To make lasting change, Wells believes that education about these issues needs to happen not only in the NHL but also in sports communities at the grassroots level.

Pride Tape started to promote diversity, equity and inclusion through sport.

“It had been used long before there were pride nights,” Wells said. “Unlike the jerseys, which everybody on the team had to wear, pride tape was always designed to be optional. We wanted to know who the real allies were.”

Wells said the earlier decision to ban Pride Tape was extremely disappointing because of how closely he and the rest of the Pride Tape team worked with the NHL.

“It was a real setback, not only to Pride Tape, but to all the really important diversity, equity and inclusion work that the NHL had been doing for years,” he said. “A lot of the NHL teams didn’t support the ban either.”

It can be hard for people who are not part of a sexual or gender minority to understand the significance of seemingly small things like rainbow-coloured tape on a hockey stick or a rainbow crosswalk, he said.

But the pride tape serves as an easy way to show 2SLGBTQ+ people that they are welcome as fans or players of sports, especially when some sports communities have historically been hostile towards sexual and gender minorities.

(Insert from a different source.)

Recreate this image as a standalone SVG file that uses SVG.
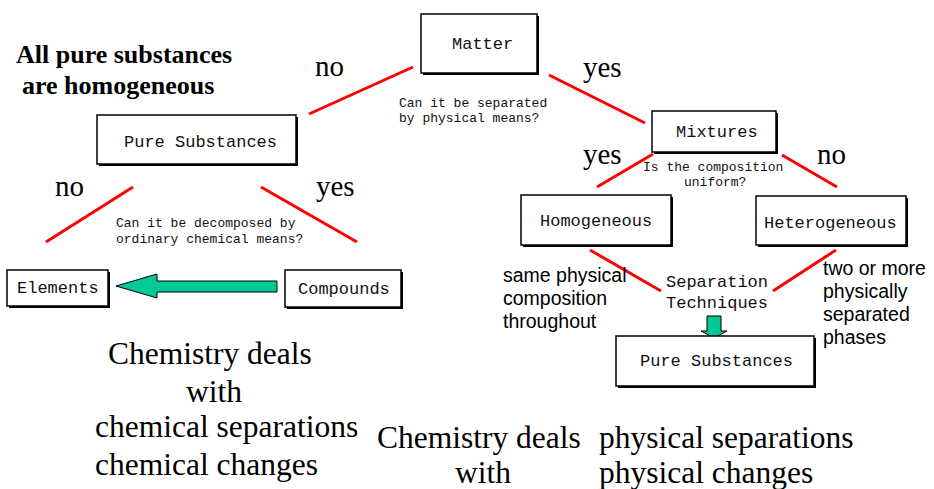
<svg xmlns="http://www.w3.org/2000/svg" width="934" height="489" viewBox="0 0 934 489">
<style>
.box{fill:#fff;stroke:#000;stroke-width:1.5}
.sh{fill:#000}
.mono{font-family:"Liberation Mono","Courier New",monospace;font-size:17px;fill:#111}
.q{font-family:"Liberation Mono","Courier New",monospace;font-size:13px;fill:#111}
.yn{font-family:"Liberation Serif","Times New Roman",serif;font-size:29px;fill:#000}
.big{font-family:"Liberation Serif","Times New Roman",serif;font-size:31.5px;fill:#000}
.hdr{font-family:"Liberation Serif","Times New Roman",serif;font-size:26px;font-weight:bold;fill:#000}
.sans{font-family:"Liberation Sans",Arial,sans-serif;font-size:19.5px;fill:#000}
.red{stroke:#f00;stroke-width:3;fill:none}
.arr{fill:#00c896;stroke:#000;stroke-width:1}
</style>
<rect width="934" height="489" fill="#fff"/>
<g id="connectors">
<line class="red" x1="413" y1="67" x2="309" y2="114"/>
<line class="red" x1="549" y1="75" x2="645" y2="123"/>
<line class="red" x1="133" y1="187" x2="46" y2="242"/>
<line class="red" x1="261" y1="187" x2="357" y2="242"/>
<line class="red" x1="653" y1="154" x2="597" y2="187"/>
<line class="red" x1="782" y1="155" x2="837" y2="187"/>
<line class="red" x1="590" y1="250" x2="661" y2="291"/>
<line class="red" x1="836" y1="250" x2="773" y2="291"/>
<polygon class="arr" points="277,281 157,281 157,274 116,286 157,298 157,292 277,292"/>
<polygon class="arr" points="707,316 721,316 721,331 727,331 714,338 701,331 707,331"/>
</g>
<g id="labels">
<text class="yn" x="315" y="76">no</text>
<text class="yn" x="583" y="77">yes</text>
<text class="yn" x="55" y="196">no</text>
<text class="yn" x="316" y="196">yes</text>
<text class="yn" x="583" y="164">yes</text>
<text class="yn" x="817" y="164">no</text>
<text class="q" x="399" y="107">Can it be separated</text>
<text class="q" x="399" y="122">by physical means?</text>
<text class="q" x="116" y="227">Can it be decomposed by</text>
<text class="q" x="116" y="243">ordinary chemical means?</text>
<text class="q" x="643" y="171">Is the composition</text>
<text class="q" x="684" y="186">uniform?</text>
<text class="mono" x="666" y="287">Separation</text>
<text class="mono" x="666" y="308">Techniques</text>
<text class="sans" x="503" y="282">same physical</text>
<text class="sans" x="503" y="305">composition</text>
<text class="sans" x="503" y="328">throughout</text>
<text class="sans" x="823" y="275">two or more</text>
<text class="sans" x="823" y="298">physically</text>
<text class="sans" x="823" y="321">separated</text>
<text class="sans" x="823" y="344">phases</text>
<text class="hdr" x="16" y="63">All pure substances</text>
<text class="hdr" x="22" y="94">are homogeneous</text>
<text class="big" x="108" y="364">Chemistry deals</text>
<text class="big" x="186" y="402">with</text>
<text class="big" x="95" y="437">chemical separations</text>
<text class="big" x="95" y="475">chemical changes</text>
<text class="big" x="377" y="448">Chemistry deals</text>
<text class="big" x="455" y="483">with</text>
<text class="big" x="599" y="448">physical separations</text>
<text class="big" x="599" y="483">physical changes</text>
</g>
<g id="matter"><rect class="sh" x="423" y="16" width="116" height="59"/><rect class="box" x="421" y="14" width="116" height="59"/><text class="mono" x="452" y="49">Matter</text></g>
<g id="pure-left"><rect class="sh" x="99" y="117" width="199" height="49"/><rect class="box" x="97" y="115" width="199" height="49"/><text class="mono" x="124" y="147">Pure Substances</text></g>
<g id="mixtures"><rect class="sh" x="654" y="113" width="124" height="41"/><rect class="box" x="652" y="111" width="124" height="41"/><text class="mono" x="676" y="137">Mixtures</text></g>
<g id="homogeneous"><rect class="sh" x="523" y="197" width="150" height="50"/><rect class="box" x="521" y="195" width="150" height="50"/><text class="mono" x="540" y="226">Homogeneous</text></g>
<g id="heterogeneous"><rect class="sh" x="758" y="198" width="150" height="49"/><rect class="box" x="756" y="196" width="150" height="49"/><text class="mono" x="764" y="228">Heterogeneous</text></g>
<g id="elements"><rect class="sh" x="9" y="272" width="101" height="36"/><rect class="box" x="7" y="270" width="101" height="36"/><text class="mono" x="17" y="293">Elements</text></g>
<g id="compounds"><rect class="sh" x="287" y="272" width="116" height="37"/><rect class="box" x="285" y="270" width="116" height="37"/><text class="mono" x="298" y="294">Compounds</text></g>
<g id="pure-right"><rect class="sh" x="618" y="338" width="198" height="50"/><rect class="box" x="616" y="336" width="198" height="50"/><text class="mono" x="640" y="366">Pure Substances</text></g>
</svg>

“If you’re in a heterosexual relationship, how often do you have to stop and think about holding your partner’s hand in public? ... [For lesbian and gay people] it’s always a political act because you don’t know what the repercussions are going to be,” he said.

“I think we’ll get there as a society when we no longer need Pride Tape, or we no longer need to celebrate Pride Month, but clearly we’re a long way off from that.”